Something extraordinary is happening at Standing Rock
It began in April, with a few Sioux people on a small piece of land that has grown into an international movement. Attracting thousands of people from all nations and backgrounds.
It is a fluid population that ebbs and flows like the nearby Cannonball River.
They are there to stand in solidarity with Standing Rock against a pipeline that would carry crude oil across Sioux territory, and threaten their primary water source.
They say they plan on staying for as long as it takes to stop the Dakota Access Pipeline.
This week on Unreserved we head to Standing Rock to meet the people who have set up camp.
The house belongs to LaDonna Brave Bull Allard. Standing Rock began with her. Sacred Stone camp is on her property and from her house she can see the pipeline being built about two miles away.

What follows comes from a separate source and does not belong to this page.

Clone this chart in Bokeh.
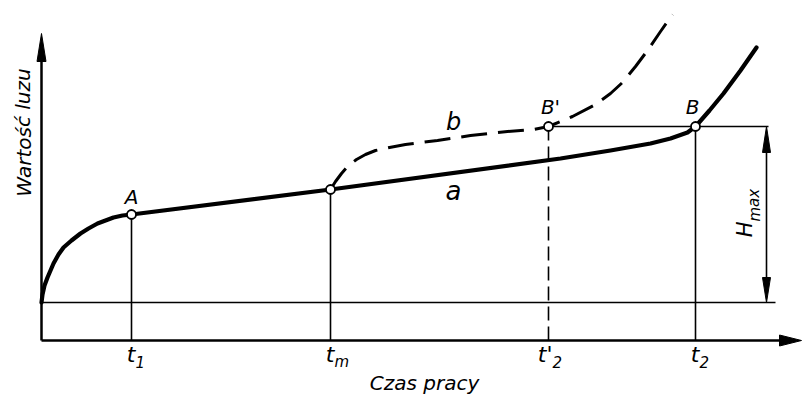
from bokeh.plotting import figure
from bokeh.models import Range1d
from bokeh.core.properties import value
from bokeh.embed import file_html
from bokeh.resources import INLINE

# ---- data (time units on x, wear units on y) ----
baseline = 38            # initial clearance level
h_max_level = 214        # admissible clearance level (B, B')

t_main = ["t", "t", "t'", "t"]
t_sub = ["1", "m", "2", "2"]
t_values = [90, 289, 507, 654]

# curve a (normal wear)
a_x = [0, 1, 3, 6, 9, 12, 17, 22, 30, 39, 47, 56, 64, 72, 81, 90,
       289, 519, 569, 609, 629, 646, 654, 668, 682, 699, 715]
a_y = [38, 46, 55, 63, 70, 77, 86, 93, 100, 107, 112, 117, 120, 123, 125, 126,
       151, 182, 190, 197, 202, 208, 214, 230, 247, 270, 293]

# curve b (accelerated wear, dashed)
b_x = [289, 294, 300, 307, 315, 324, 334, 348, 364, 396, 429, 466, 492, 507,
       531, 554, 569, 581, 594, 606, 619, 631]
b_y = [151, 159, 167, 175, 181, 186, 190, 193, 196, 200, 205, 209, 211, 214,
       224, 236, 247, 258, 274, 290, 309, 326]

# characteristic points
pt_names = ["A", "", "B'", "B"]
pt_x = [90, 289, 507, 654]
pt_y = [126, 151, 214, 214]

x_axis_end = 760
y_axis_end = 307
bracket_x = 725
baseline_end = 734

FONT = value("DejaVu Sans")

p = figure(width=802, height=396, x_range=Range1d(-41, 761), y_range=Range1d(-56, 340),
           output_backend="svg", toolbar_location=None, min_border=0,
           x_axis_type=None, y_axis_type=None)
p.grid.visible = False
p.outline_line_color = None
p.background_fill_color = "white"
p.border_fill_color = "white"

K = "black"

# axes
p.segment(x0=[0, 0], y0=[0, 0], x1=[x_axis_end - 15, 0], y1=[0, y_axis_end - 20],
          line_color=K, line_width=2.5)
p.patch([x_axis_end, x_axis_end - 22, x_axis_end - 22], [0, 5.5, -5.5], color=K)
p.patch([0, -4.5, 4.5], [y_axis_end, y_axis_end - 28, y_axis_end - 28], color=K)

# baseline (initial clearance)
p.segment(x0=[0], y0=[baseline], x1=[baseline_end], y1=[baseline], line_color=K, line_width=1.6)

# vertical lines at characteristic times
solid_idx = [0, 1, 3]
p.segment(x0=[t_values[i] for i in solid_idx], y0=[0] * 3,
          x1=[pt_x[i] for i in solid_idx], y1=[pt_y[i] for i in solid_idx],
          line_color=K, line_width=1.6)
p.segment(x0=[t_values[2]], y0=[0], x1=[pt_x[2]], y1=[pt_y[2]],
          line_color=K, line_width=1.6, line_dash="14 6")

# horizontal limit line and H_max bracket
p.segment(x0=[pt_x[2]], y0=[h_max_level], x1=[bracket_x + 2], y1=[h_max_level], line_color=K, line_width=1.6)
p.segment(x0=[bracket_x], y0=[baseline + 20], x1=[bracket_x], y1=[h_max_level - 20], line_color=K, line_width=1.6)
p.patch([bracket_x, bracket_x - 4, bracket_x + 4], [h_max_level, h_max_level - 26, h_max_level - 26], color=K)
p.patch([bracket_x, bracket_x - 4, bracket_x + 4], [baseline, baseline + 25, baseline + 25], color=K)

# curves
p.line(b_x, b_y, line_color=K, line_width=3, line_dash="26 11", line_cap="butt")
p.line(a_x, a_y, line_color=K, line_width=4.2, line_join="round", line_cap="round")

# points
p.scatter(pt_x, pt_y, size=9, marker="circle", fill_color="white", line_color=K, line_width=1.8)

# labels
txt = dict(text_font=FONT, text_font_style="italic", text_color=K, text_baseline="middle")
p.text(x=[pt_x[0], pt_x[2] + 2, pt_x[3] - 3], y=[pt_y[0] + 18, pt_y[2] + 20, pt_y[3] + 20],
       text=[pt_names[0], pt_names[2], pt_names[3]], text_font_size="20px", text_align="center", **txt)
p.text(x=[412], y=[219], text=["b"], text_font_size="24px", text_align="center", **txt)
p.text(x=[412], y=[150], text=["a"], text_font_size="26px", text_align="center", **txt)
# tick labels: main letter + subscript
p.text(x=[t + 4 for t in t_values], y=[-14] * 4, text=t_main, text_font_size="22px",
       text_align="right", **txt)
p.text(x=[t + 4 for t in t_values], y=[-21] * 4, text=t_sub, text_font_size="15px",
       text_align="left", **txt)
p.text(x=[383], y=[-42], text=["Czas pracy"], text_font_size="20px", text_align="center", **txt)
p.text(x=[-18], y=[208], text=["Wartość luzu"], angle=1.5708, text_font_size="20px",
       text_align="center", **txt)
# H_max (rotated): main letter + subscript
p.text(x=[703], y=[119], text=["H"], angle=1.5708, text_font_size="21px", text_align="right", **txt)
p.text(x=[713], y=[119], text=["max"], angle=1.5708, text_font_size="15px", text_align="left", **txt)

open("out.html", "w").write(file_html(p, INLINE))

Unreserved's Kim Wheeler headed to Standing Rock with some pre-conceived ideas but quickly found out a lot of the rumour and innuendo in social media was actually true. She shares her story of being in the camp alongside the water protectors.
Camping out in the cold in North Dakota is not all fun and games. Thousands of people from around the world have spent time in Standing Rock. At any given time there are up to 1500 people and tensions are bound to rise. CBC's Stephanie Cram explains how those issues are being dealt with.
Harmony Lauritzen came to the camps at Standing Rock from her home near Portland, Oregon. She only intended to stay a few days but has taken over lunch duties in one of the main kitchens. She explains how cooks at camp get creative.
If you walk around the Oceti Sakowin campsite you'll discover there are plenty of youth who have traded in their modern lifestyles and gone back to the basics. Tiar Wilson brings you their reasons for being here.
Those at Standing Rock say the occupation is about protecting the water for future generations. Part of how they are doing that is through ceremony. Unreserved's Erica Daniels has been connected in ceremony for many years and will explain the role ceremonies play in the camps.